3. Get educated on home finances
Learning how to improve your insurance score can help you keep your home insurance premiums from getting to high. Making sure that credit card debt doesn’t get out of control will lower your credit history and appear as an indicator that you’re likely to file an insurance claim – making you appear as a higher risk. Keep payments up-to-date on loans – if you miss payment deadlines, notify your lender that your payment is forthcoming.
2. Get organized – de-clutter!
Stop making excuses! That clutter has got to go!

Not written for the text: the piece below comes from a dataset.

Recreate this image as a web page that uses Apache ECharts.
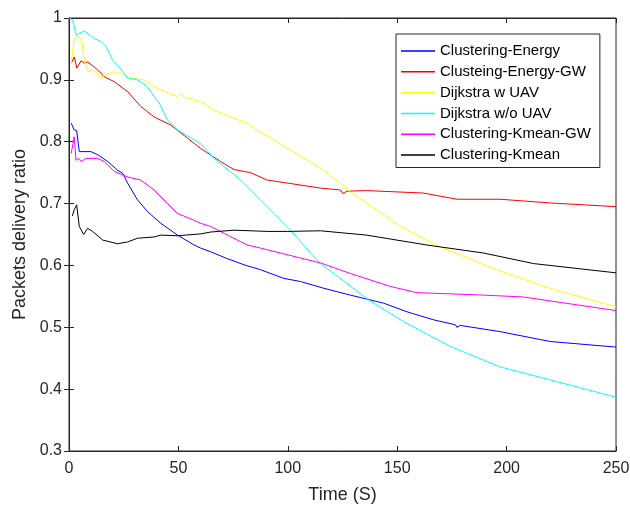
<!DOCTYPE html>
<html><head><meta charset="utf-8">
<script src="https://cdn.jsdelivr.net/npm/echarts@6/dist/echarts.min.js"></script>
<style>html,body{margin:0;padding:0;background:#fff}#c{width:630px;height:505px}</style>
</head><body><div id="c"></div>
<script>
const seriesNames = ["Clustering-Energy","Clusteing-Energy-GW","Dijkstra w UAV","Dijkstra w/o UAV","Clustering-Kmean-GW","Clustering-Kmean"];
const seriesColors = ["#0000ff","#ff0000","#ffff00","#00ffff","#ff00ff","#000000"];
const xTicks = [0,50,100,150,200,250];
const yTicks = [0.3,0.4,0.5,0.6,0.7,0.8,0.9,1];

const energyT = [1,2.4,3.5,4.7,10,13.1,17.7,22.2,24.5,26.8,31.3,35.9,42,49.6,57.2,60.2,64.8,71.6,80,87.6,98.2,105.8,116.5,128.6,143.8,154.5,166.7,176.6,177.3,178.8,197,219.9,250];
const energyV = [0.83,0.819,0.818,0.784,0.784,0.779,0.768,0.754,0.749,0.733,0.706,0.687,0.668,0.649,0.633,0.628,0.622,0.612,0.601,0.593,0.579,0.574,0.563,0.552,0.539,0.525,0.512,0.504,0.500,0.503,0.493,0.477,0.468];

const energyGwT = [1,2.4,3.6,5.5,7,8.5,11.5,14.6,16.1,20.7,26.8,32.8,38.9,46.5,54.1,60.2,69.3,75.4,83,90.6,98.2,115,124,125.3,127,136,162,177.3,197,219.9,250];
const energyGwV = [0.927,0.937,0.919,0.931,0.927,0.929,0.921,0.911,0.905,0.897,0.881,0.857,0.840,0.827,0.806,0.789,0.768,0.755,0.750,0.738,0.734,0.725,0.722,0.716,0.72,0.721,0.717,0.707,0.707,0.701,0.695];

const dijkUavT = [1,2.4,4.7,5.8,7,8.5,10.8,14.6,19.2,23.7,28.3,34.4,40.5,49.6,51.1,52.5,60.2,66.3,75.4,81.5,86,101,115,124,128.6,151.5,169.7,195.6,219.9,250];
const dijkUavV = [0.927,0.967,0.970,0.962,0.932,0.913,0.916,0.905,0.911,0.911,0.903,0.900,0.886,0.873,0.878,0.872,0.865,0.851,0.838,0.83,0.819,0.787,0.757,0.733,0.719,0.663,0.630,0.593,0.563,0.533];

const dijkNoUavT = [0,1.7,3.2,7,11.5,14.6,16.9,19.9,22.9,26.8,31.3,35.9,38.9,41.2,45,49.6,57.2,60.2,66.3,78.5,90.6,101.3,110.4,115,137,153,174.3,197.1,219.9,250];
const dijkNoUavV = [1.0,0.997,0.973,0.979,0.967,0.962,0.954,0.932,0.921,0.903,0.900,0.889,0.873,0.863,0.835,0.819,0.803,0.797,0.773,0.738,0.695,0.657,0.620,0.603,0.544,0.509,0.469,0.436,0.415,0.387];

const kmeanGwT = [1,2.4,3.2,4.2,5.8,7.8,13.1,16.1,20.7,26.8,32.8,38.9,45,49.6,57.2,60.2,64.8,72.4,81.5,87.6,105.8,115,128.6,146.9,159,189.5,207.7,250];
const kmeanGwV = [0.781,0.808,0.770,0.773,0.768,0.773,0.773,0.768,0.752,0.743,0.738,0.722,0.700,0.684,0.673,0.668,0.663,0.649,0.633,0.628,0.612,0.604,0.587,0.566,0.556,0.552,0.549,0.527];

const kmeanT = [1.5,2.4,3.5,4.7,6.7,8.5,10.8,15.4,22.2,26.8,31.3,38.9,42,49.6,60.2,64.8,75.4,90.6,100,115,136,163.6,189.5,212.3,250];
const kmeanV = [0.68,0.69,0.698,0.663,0.650,0.660,0.655,0.641,0.635,0.638,0.644,0.646,0.649,0.648,0.651,0.654,0.657,0.655,0.655,0.656,0.649,0.633,0.620,0.603,0.588];

const allT = [energyT, energyGwT, dijkUavT, dijkNoUavT, kmeanGwT, kmeanT];
const allV = [energyV, energyGwV, dijkUavV, dijkNoUavV, kmeanGwV, kmeanV];

const axisCol = '#262626';
const font = 'Liberation Sans, Arial, Helvetica, sans-serif';
const chart = echarts.init(document.getElementById('c'), null, {renderer:'canvas'});

const series = seriesNames.map((n,i)=>({
  name:n, type:'line', symbol:'none', showSymbol:false,
  data: allT[i].map((t,j)=>[t, allV[i][j]]),
  lineStyle:{color:seriesColors[i], width:1},
  itemStyle:{color:seriesColors[i]},
  emphasis:{disabled:true}, animation:false, clip:true
}));

chart.setOption({
  animation:false,
  backgroundColor:'#fff',
  grid:{left:69, right:14, top:18, bottom:54, outerBoundsMode:'none', containLabel:false,
        show:true, borderColor:axisCol, borderWidth:1, backgroundColor:'transparent'},
  xAxis:[{
    type:'value', min:xTicks[0], max:xTicks[xTicks.length-1], interval:50,
    name:'Time (S)', nameLocation:'middle', nameGap:35,
    nameTextStyle:{fontFamily:font, fontSize:18, color:axisCol},
    axisLine:{show:true, lineStyle:{color:axisCol}},
    axisTick:{show:true, inside:true, length:5, lineStyle:{color:axisCol}},
    axisLabel:{fontFamily:font, fontSize:16, color:axisCol, margin:10},
    splitLine:{show:false}
  },{
    type:'value', position:'top', min:xTicks[0], max:xTicks[xTicks.length-1], interval:50,
    axisLine:{show:true, lineStyle:{color:axisCol}},
    axisTick:{show:true, inside:true, length:5, lineStyle:{color:axisCol}},
    axisLabel:{show:false}, splitLine:{show:false}
  }],
  yAxis:[{
    type:'value', min:yTicks[0], max:yTicks[yTicks.length-1], interval:0.1,
    name:'Packets delivery ratio', nameLocation:'middle', nameGap:33,
    nameTextStyle:{fontFamily:font, fontSize:18, color:axisCol},
    axisLine:{show:true, lineStyle:{color:axisCol}},
    axisTick:{show:true, inside:true, length:5, lineStyle:{color:axisCol}},
    axisLabel:{fontFamily:font, fontSize:16, color:axisCol, margin:7,
      formatter:v=>String(+(+v).toFixed(1))},
    splitLine:{show:false}
  },{
    type:'value', position:'right', min:yTicks[0], max:yTicks[yTicks.length-1], interval:0.1,
    axisLine:{show:true, lineStyle:{color:axisCol}},
    axisTick:{show:true, inside:true, length:5, lineStyle:{color:axisCol}},
    axisLabel:{show:false}, splitLine:{show:false}
  }],
  legend:{
    data:seriesNames, orient:'vertical', left:396, top:34,
    icon:'rect', itemWidth:34, itemHeight:1.5, itemGap:5.8, itemTextGap:8,
    padding:[9.5,9,5,5],
    borderColor:axisCol, borderWidth:1, backgroundColor:'#fff',
    textStyle:{fontFamily:font, fontSize:15, color:'#000', lineHeight:14},
    selectedMode:false
  },
  series:series
});
</script></body></html>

Start by creating more storage space so you can stash stuff easily. Out of ideas for storage space? You probably have storage solutions hidden in front of you. Put up a high shelf between the walls of a narrow hallway, and tuck storage in out-of-the-way nooks, such as under-stairs spaces and between wall studs.
If your small home is pinched for space, don’t despair:
There’s still room for storage. Shoe organizers ($20) do more than hold shoes – use them to store keys, notepads, and cell phones. At about $300 per drawer, have a cabinetmaker install drawers in the toe kicks of your kitchen cabinets for napkins, cookie sheets, and appliance manuals.
1. Curb home water use
The average home uses about 400 gallons of water each day, or almost $700 per year in water and sewer costs. Making a few simple changes, such as installing EPA-certified WaterSense products, could trim up to $200 from your annual water bill.
Add to that energy savings from reduced costs to heat water, and your yearly savings could reach $300 or more per year. Low-flow showerheads include technology that reduces the amount of flow yet keeps pressure up, resulting in shower streams that are powerful and satisfying. They cost from $10 to $150, and installation is an easy DIY job that takes only minutes.
Replacing your pre-1994, water-guzzling toilet with a low-flow toilet prevents $90 worth of water costs from being flushed away. High-efficiency toilets use compressed air and electric water pumps to flush with less than 1 gallon of water; older models required up to 8 gallons.